Having decided to stay on in Taipei, Beth started thinking about continuing her professional development as an English teacher.
“Someone had mentioned that they'd done TYLEC, and I could see that it was giving them a different approach to teaching kids - having more fun with them and being more effective.”
in 2014, Beth found a face-to-face course run by the British Council and didn’t hesitate to sign up.
“There was a range of tutors that we could go to, so I felt very comfortable that this was a well-put-together course with qualified tutors who were going to give us a lot of support.”
“I was very pleased with doing the face-to-face course because we could do weekly sessions over six months.
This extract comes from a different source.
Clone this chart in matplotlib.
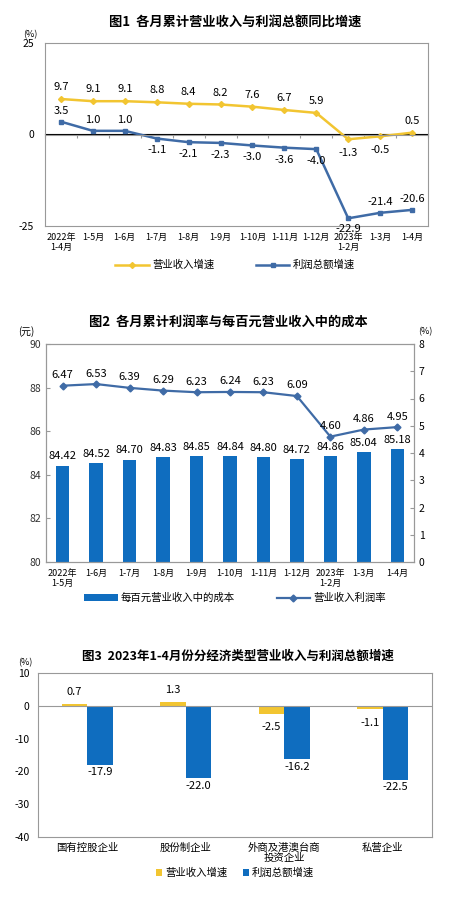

We could put into practice things we were learning right away; we could try out the new games and new techniques in the classes we were teaching”.
We asked Beth if she can remember any key takeaways from TYLEC.
“I learned how to make activities more child-friendly and engaging for kids and really use the space - by putting reading texts up on the wall, or hiding questions on strips of paper under the table.”
A few years after studying TYLEC, Beth was looking for a new way to develop her career in English language teaching.
“I was hoping for a full-time position at the British Council, so I knew it was going to be more favourable to have a recognized qualification to show my commitment to improving my level of teaching and background knowledge and academic approach.”
“I knew it would also open things up to what levels of students I'd be able to teach - not just the young learners, but maybe the high levels.”
“I also wanted to broaden my subject knowledge and understand more about what I was doing in terms of pedagogic knowledge, to have more of an understanding of the theory behind language acquisition in particular”.
Beth really appreciated working with the tutors and her fellow trainees on the TYLEC and DipTESOL.
“I was really grateful to our tutors - they knew us personally, so it was a lot easier for them to give us specific advice. The other side was the camaraderie with the other teachers - I learned such a lot from them!”
“We encouraged each other, we had observations to do, we were also sharing which journals we found were useful or which chapters from the recommended texts were particularly helpful.”
The tutors supported Beth, who is visually impaired, to find ways to adapt activities and tools to cater to her needs.
“I do feel I’ve had a lot of support from British Council with this - they knew this from the beginning, but then they've given me support to be able to find my way.”
“I've got about 1/3 normal eyesight, so when I'm checking learner's work, I just get them to draft their writing on mini whiteboards using markers.”
“When it's very large chunky writing, I can very quickly check spelling and sentence structure, just by looking over their shoulder in the same way that any other teacher would be able to.”
We asked Beth if she had any advice for something thinking about starting a DipTESOL.
“There's an awful lot of reading on the course, so getting going with that! Get yourself in the habit before you start taking a course.”
“Pre reading before an input session made things a lot less overwhelming for me, and I could actually ask sensible questions during the class, because I had already got a handle on what we were doing. Allow time for that in your schedule.”